* **What the task requires**:
Open with the line that has "Write a Python"; close with the line that has "import plotly.graph_objects as go". Retype those lines exactly, images excluded.

* **Data for this exercise**:
___

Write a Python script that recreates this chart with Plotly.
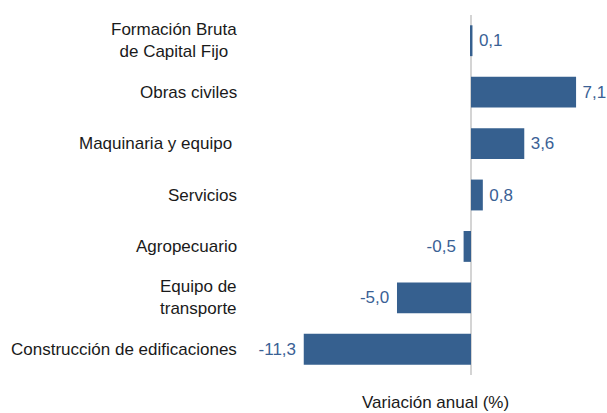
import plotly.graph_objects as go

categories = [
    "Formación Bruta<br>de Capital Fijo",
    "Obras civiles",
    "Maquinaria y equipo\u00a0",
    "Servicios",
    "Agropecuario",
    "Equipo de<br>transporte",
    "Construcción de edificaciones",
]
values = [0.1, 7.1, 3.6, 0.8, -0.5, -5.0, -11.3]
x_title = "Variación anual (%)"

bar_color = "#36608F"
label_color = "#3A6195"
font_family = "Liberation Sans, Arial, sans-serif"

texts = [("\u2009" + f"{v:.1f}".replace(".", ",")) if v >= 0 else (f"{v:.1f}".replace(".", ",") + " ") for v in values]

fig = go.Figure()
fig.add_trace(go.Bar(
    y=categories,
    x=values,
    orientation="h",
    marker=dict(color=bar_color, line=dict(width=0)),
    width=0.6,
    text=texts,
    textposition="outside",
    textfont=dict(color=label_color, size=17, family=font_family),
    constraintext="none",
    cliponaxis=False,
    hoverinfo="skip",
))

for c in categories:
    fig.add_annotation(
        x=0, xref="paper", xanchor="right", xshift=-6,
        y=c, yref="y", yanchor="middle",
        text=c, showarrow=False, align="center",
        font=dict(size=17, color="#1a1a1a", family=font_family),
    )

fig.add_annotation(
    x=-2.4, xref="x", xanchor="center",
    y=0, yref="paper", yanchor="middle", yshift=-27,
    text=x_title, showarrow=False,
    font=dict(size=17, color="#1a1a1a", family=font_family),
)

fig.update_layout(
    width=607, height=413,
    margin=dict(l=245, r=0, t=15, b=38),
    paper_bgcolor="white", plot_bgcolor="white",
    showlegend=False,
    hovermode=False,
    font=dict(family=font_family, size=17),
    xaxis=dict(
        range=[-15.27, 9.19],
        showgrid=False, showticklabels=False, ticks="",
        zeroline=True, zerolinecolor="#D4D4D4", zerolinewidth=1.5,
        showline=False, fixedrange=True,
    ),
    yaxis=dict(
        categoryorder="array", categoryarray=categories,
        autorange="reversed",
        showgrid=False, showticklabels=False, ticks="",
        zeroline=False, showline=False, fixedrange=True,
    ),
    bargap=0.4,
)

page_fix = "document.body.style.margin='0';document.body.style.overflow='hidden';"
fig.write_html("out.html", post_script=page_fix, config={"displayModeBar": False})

___

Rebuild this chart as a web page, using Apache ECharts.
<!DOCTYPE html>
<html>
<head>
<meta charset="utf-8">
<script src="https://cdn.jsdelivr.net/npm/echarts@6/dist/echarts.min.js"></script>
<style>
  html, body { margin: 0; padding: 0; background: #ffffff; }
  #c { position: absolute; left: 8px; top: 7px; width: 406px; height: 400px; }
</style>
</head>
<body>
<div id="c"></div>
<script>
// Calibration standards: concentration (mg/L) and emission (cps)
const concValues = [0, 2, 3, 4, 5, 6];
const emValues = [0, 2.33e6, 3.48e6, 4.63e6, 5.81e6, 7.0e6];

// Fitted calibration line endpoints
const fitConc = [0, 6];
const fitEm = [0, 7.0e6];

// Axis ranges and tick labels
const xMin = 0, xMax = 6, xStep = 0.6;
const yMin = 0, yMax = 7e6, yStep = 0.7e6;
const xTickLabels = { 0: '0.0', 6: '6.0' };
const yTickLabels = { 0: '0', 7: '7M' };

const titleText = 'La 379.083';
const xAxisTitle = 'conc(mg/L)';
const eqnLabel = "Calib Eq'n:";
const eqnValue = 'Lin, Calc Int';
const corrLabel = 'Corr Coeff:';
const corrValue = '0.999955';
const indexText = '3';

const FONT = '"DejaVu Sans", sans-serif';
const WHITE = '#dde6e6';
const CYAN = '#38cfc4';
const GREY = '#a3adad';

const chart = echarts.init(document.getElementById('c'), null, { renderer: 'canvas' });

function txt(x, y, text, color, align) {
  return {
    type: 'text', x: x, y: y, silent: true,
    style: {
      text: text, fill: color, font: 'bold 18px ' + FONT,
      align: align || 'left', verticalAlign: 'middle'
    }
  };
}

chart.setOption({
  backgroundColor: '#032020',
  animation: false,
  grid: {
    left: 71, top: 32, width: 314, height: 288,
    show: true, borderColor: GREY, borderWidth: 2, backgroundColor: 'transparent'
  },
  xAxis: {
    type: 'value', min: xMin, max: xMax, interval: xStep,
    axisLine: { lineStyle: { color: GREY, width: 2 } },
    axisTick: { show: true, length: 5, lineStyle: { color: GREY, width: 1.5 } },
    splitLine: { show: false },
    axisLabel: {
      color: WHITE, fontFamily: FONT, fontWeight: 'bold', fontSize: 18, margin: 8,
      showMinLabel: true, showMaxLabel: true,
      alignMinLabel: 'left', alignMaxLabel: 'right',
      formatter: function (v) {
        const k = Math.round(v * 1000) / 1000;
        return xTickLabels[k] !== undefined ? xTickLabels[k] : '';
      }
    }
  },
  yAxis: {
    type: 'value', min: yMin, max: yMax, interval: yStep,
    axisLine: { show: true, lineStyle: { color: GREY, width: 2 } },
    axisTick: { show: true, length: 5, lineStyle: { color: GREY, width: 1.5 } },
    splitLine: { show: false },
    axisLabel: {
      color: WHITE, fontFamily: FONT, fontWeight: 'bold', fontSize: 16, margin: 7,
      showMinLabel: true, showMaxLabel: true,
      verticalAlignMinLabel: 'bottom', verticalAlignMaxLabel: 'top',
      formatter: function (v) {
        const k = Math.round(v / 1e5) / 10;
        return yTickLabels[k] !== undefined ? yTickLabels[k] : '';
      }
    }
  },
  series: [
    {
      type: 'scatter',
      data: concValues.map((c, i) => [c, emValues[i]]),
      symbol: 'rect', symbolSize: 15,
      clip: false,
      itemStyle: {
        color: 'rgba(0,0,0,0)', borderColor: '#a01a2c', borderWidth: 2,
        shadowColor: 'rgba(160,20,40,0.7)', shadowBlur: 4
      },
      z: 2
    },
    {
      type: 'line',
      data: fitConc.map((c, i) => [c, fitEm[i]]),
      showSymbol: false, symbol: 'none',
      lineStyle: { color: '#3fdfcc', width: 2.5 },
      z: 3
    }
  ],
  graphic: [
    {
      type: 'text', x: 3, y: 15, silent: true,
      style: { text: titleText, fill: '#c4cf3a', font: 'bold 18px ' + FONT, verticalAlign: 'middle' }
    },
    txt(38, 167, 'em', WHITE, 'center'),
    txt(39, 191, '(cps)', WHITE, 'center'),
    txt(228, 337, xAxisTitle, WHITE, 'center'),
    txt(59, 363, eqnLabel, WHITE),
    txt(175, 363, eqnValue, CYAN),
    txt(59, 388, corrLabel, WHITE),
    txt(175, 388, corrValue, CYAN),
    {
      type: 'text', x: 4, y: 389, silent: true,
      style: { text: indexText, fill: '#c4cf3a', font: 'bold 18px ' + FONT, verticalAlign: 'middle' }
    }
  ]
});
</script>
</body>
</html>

___

* **Answer to this exercise**:
Write a Python script that recreates this chart with Plotly.
import plotly.graph_objects as go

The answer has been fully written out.